Ms Mialkowska "presented as a credible witness" and gave uncontested evidence of "excessive hours", Ms Ryan wrote in her decision.

"She stated that she was constantly under pressure to deliver product which would never have been delivered were she to have worked her normal working hours," Ms Ryan wrote.

"She was enticed into working such long hours by the promise of a promotion, however she believes she was deceived by the respondent, as the promise was nothing more than a management strategy to squeeze more productivity out of her without having to pay her," Ms Ryan added.

"I am satisfied on the basis of the complainant’s uncontested evidence presented at the hearing before the WRC that a working week of on average of in excess of 48 hours per week was a reality for the complainant," Ms Ryan added.

Ruling Lombard Shipping in breach of Section 15 of the Organisation of Working Time Act, she awarded Ms Mialkowska €10,000 in compensation.

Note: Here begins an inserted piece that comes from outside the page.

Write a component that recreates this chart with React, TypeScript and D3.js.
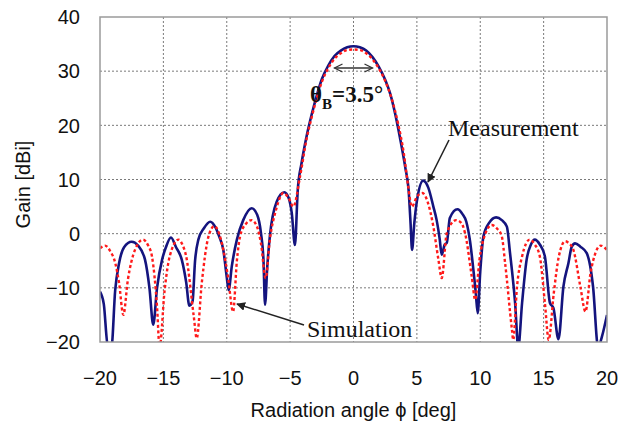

She rejected the worker’s further claim under the Payment of Wages Act seeking overtime pay for 630 hours of work at 1.5 times her hourly salary, as there was "no provision for overtime" in the worker's contract of employment.

Following the ruling, Lombard Shipping said the claim made against the company was "baseless" and that the matter was determined without its knowledge and in its absence. It said it has since lodged an appeal against the determination.